Consider following problem from Apostol Chap. 4: 
I did the following proof however later discovered the standard proof involves an auxiliary function, along the lines of the solution outlined here. I was wondering if I made any mistake.

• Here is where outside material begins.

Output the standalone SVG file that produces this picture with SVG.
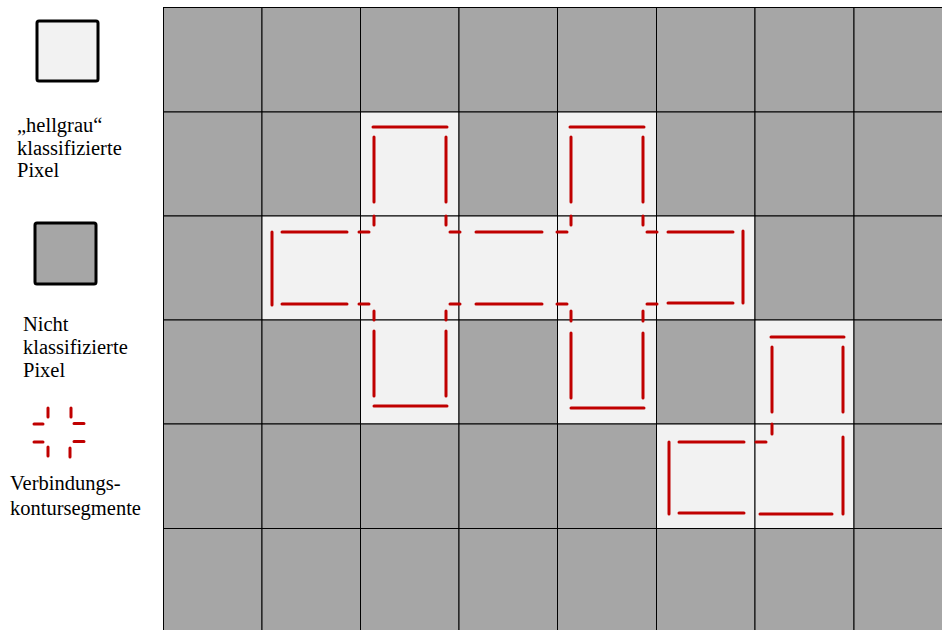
<svg xmlns="http://www.w3.org/2000/svg" width="942" height="630" viewBox="0 0 942 630">
<defs>
<style>
.dk{fill:#a6a6a6;stroke:#000;stroke-width:1}
.lt{fill:#f2f2f2;stroke:#000;stroke-width:1}
.seg{fill:none;stroke:#c00000;stroke-width:3;stroke-linecap:round}
.lg{stroke:#000;stroke-width:3}
text{font-family:'Liberation Serif','Times New Roman',Times,'DejaVu Serif',serif;font-size:20.5px;fill:#000}
</style>
</defs>
<rect width="942" height="630" fill="#fff"/>
<g id="legend">
<g id="legend-light">
<rect x="37" y="21" width="61" height="60" rx="2" class="lg" fill="#f2f2f2"/>
<text><tspan x="17" y="132">„hellgrau“</tspan><tspan x="17" y="154.5">klassifizierte</tspan><tspan x="17" y="177">Pixel</tspan></text>
</g>
<g id="legend-dark">
<rect x="35" y="223" width="61" height="61" rx="2" class="lg" fill="#a6a6a6"/>
<text><tspan x="23" y="331">Nicht</tspan><tspan x="23" y="354">klassifizierte</tspan><tspan x="23" y="377">Pixel</tspan></text>
</g>
<g id="legend-seg">
<path class="seg" d="M48 408V417M71 408V417M34 424H43M74 423.5H84M34 442H43M74 441.5H84M48 447V456M70 448V457"/>
<text><tspan x="10" y="490">Verbindungs-</tspan><tspan x="10" y="515">kontursegmente</tspan></text>
</g>
</g>
<g id="grid">
<g id="row0">
<rect class="dk" x="163.5" y="7.5" width="98.5" height="104.5"/><rect class="dk" x="262" y="7.5" width="98.5" height="104.5"/><rect class="dk" x="360.5" y="7.5" width="98.5" height="104.5"/><rect class="dk" x="459" y="7.5" width="98.5" height="104.5"/><rect class="dk" x="557.5" y="7.5" width="99" height="104.5"/><rect class="dk" x="656.5" y="7.5" width="98.5" height="104.5"/><rect class="dk" x="755" y="7.5" width="99" height="104.5"/><rect class="dk" x="854" y="7.5" width="99" height="104.5"/>
</g>
<g id="row1">
<rect class="dk" x="163.5" y="112" width="98.5" height="104"/><rect class="dk" x="262" y="112" width="98.5" height="104"/><rect class="lt" x="360.5" y="112" width="98.5" height="104"/><rect class="dk" x="459" y="112" width="98.5" height="104"/><rect class="lt" x="557.5" y="112" width="99" height="104"/><rect class="dk" x="656.5" y="112" width="98.5" height="104"/><rect class="dk" x="755" y="112" width="99" height="104"/><rect class="dk" x="854" y="112" width="99" height="104"/>
</g>
<g id="row2">
<rect class="dk" x="163.5" y="216" width="98.5" height="104"/><rect class="lt" x="262" y="216" width="98.5" height="104"/><rect class="lt" x="360.5" y="216" width="98.5" height="104"/><rect class="lt" x="459" y="216" width="98.5" height="104"/><rect class="lt" x="557.5" y="216" width="99" height="104"/><rect class="lt" x="656.5" y="216" width="98.5" height="104"/><rect class="dk" x="755" y="216" width="99" height="104"/><rect class="dk" x="854" y="216" width="99" height="104"/>
</g>
<g id="row3">
<rect class="dk" x="163.5" y="320" width="98.5" height="104"/><rect class="dk" x="262" y="320" width="98.5" height="104"/><rect class="lt" x="360.5" y="320" width="98.5" height="104"/><rect class="dk" x="459" y="320" width="98.5" height="104"/><rect class="lt" x="557.5" y="320" width="99" height="104"/><rect class="dk" x="656.5" y="320" width="98.5" height="104"/><rect class="lt" x="755" y="320" width="99" height="104"/><rect class="dk" x="854" y="320" width="99" height="104"/>
</g>
<g id="row4">
<rect class="dk" x="163.5" y="424" width="98.5" height="104.5"/><rect class="dk" x="262" y="424" width="98.5" height="104.5"/><rect class="dk" x="360.5" y="424" width="98.5" height="104.5"/><rect class="dk" x="459" y="424" width="98.5" height="104.5"/><rect class="dk" x="557.5" y="424" width="99" height="104.5"/><rect class="lt" x="656.5" y="424" width="98.5" height="104.5"/><rect class="lt" x="755" y="424" width="99" height="104.5"/><rect class="dk" x="854" y="424" width="99" height="104.5"/>
</g>
<g id="row5">
<rect class="dk" x="163.5" y="528.5" width="98.5" height="104"/><rect class="dk" x="262" y="528.5" width="98.5" height="104"/><rect class="dk" x="360.5" y="528.5" width="98.5" height="104"/><rect class="dk" x="459" y="528.5" width="98.5" height="104"/><rect class="dk" x="557.5" y="528.5" width="99" height="104"/><rect class="dk" x="656.5" y="528.5" width="98.5" height="104"/><rect class="dk" x="755" y="528.5" width="99" height="104"/><rect class="dk" x="854" y="528.5" width="99" height="104"/>
</g>
</g>
<g id="connectors">
<path class="seg" d="M373 127H447M374 137V202M446 137V202M374 216V225M446 216V225"/>
<path class="seg" d="M570 127H644M571 137V202M643 137V202M571 216V225M643 216V225"/>
<path class="seg" d="M272 232V305M282 232H347M282 304H347"/>
<path class="seg" d="M359 232H369M359 304H369M450 232H460M450 304H460"/>
<path class="seg" d="M476 232H542M476 304H542"/>
<path class="seg" d="M557 232H567M557 304H567M647 232H657M647 304H657"/>
<path class="seg" d="M668 232H733M668 303H733M743 231V303"/>
<path class="seg" d="M374 311V320M446 311V320M571 311V321M643 311V321"/>
<path class="seg" d="M374 331V396M446 331V396M374 406H447"/>
<path class="seg" d="M571 333V398M643 333V398M571 408H644"/>
<path class="seg" d="M771 337H844M772 347V412M843 347V412M772 424V434"/>
<path class="seg" d="M669 442V514M679 442H744M679 513H744M756 442H766"/>
<path class="seg" d="M843 437V514M760 514H832"/>
</g>
</svg>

Here is the proof:
Without loss of generality let us assume $f_{k}(a)=\max(f_{1}(a),...,f_{m}(a))$
$\therefore f(a)=f_{k}(a)$
Each $f_{i}(.)$ is continuous at $a.$
Take any $\epsilon \gt 0. \therefore \exists \delta_{i} \gt 0 $ such that $|f_{i}(x)-f_{i}(a)|\lt\epsilon \forall x$ such that $|x-a|\lt \delta$. Let $\delta=min(\delta_{1},...,\delta_{m})$
$\therefore \forall x$ such that $|x-a|\lt \delta,$ $|f_{i}(x)-f_{i}(a)|\lt \epsilon, \forall i$.
i.e. $(f_{i}(a)-\epsilon)\lt f_{i}(x)\lt (f_{i}(a)+\epsilon), \forall i$
$f_{k}(a)=\max(f_{1}(a),...,f_{m}(a))$ $\therefore (f_{k}(a)+\epsilon) \ge (f_{i}(a)+\epsilon), \forall i$
$\forall x$ $ s.t. |x-a| \lt \delta, f_{k}(x)\lt(f_{k}(a)+\epsilon)$
$\therefore \forall x$ $ s.t. |x-a| \lt \delta, \max(f_{1}(x),...,f_{m}(x))\lt(f_{k}(a)+\epsilon)$ ... (A)
Also, $ \forall x$ $ s.t. |x-a| \lt \delta, f_{k}(x)\gt (f_{k}(a)-\epsilon)$
$\therefore \max(f_{1}(x),...,f_{m}(x))\gt(f_{k}(a)-\epsilon)$... (B)
Combining (A) and (B), $ \forall x$ $ s.t. |x-a|\lt \delta, (f(a)-\epsilon)\lt f(x)\lt (f(a)+\epsilon)$
$\therefore f(x)$ is continuous at $a$.
Is this correct? Thanks a lot in advance for your help.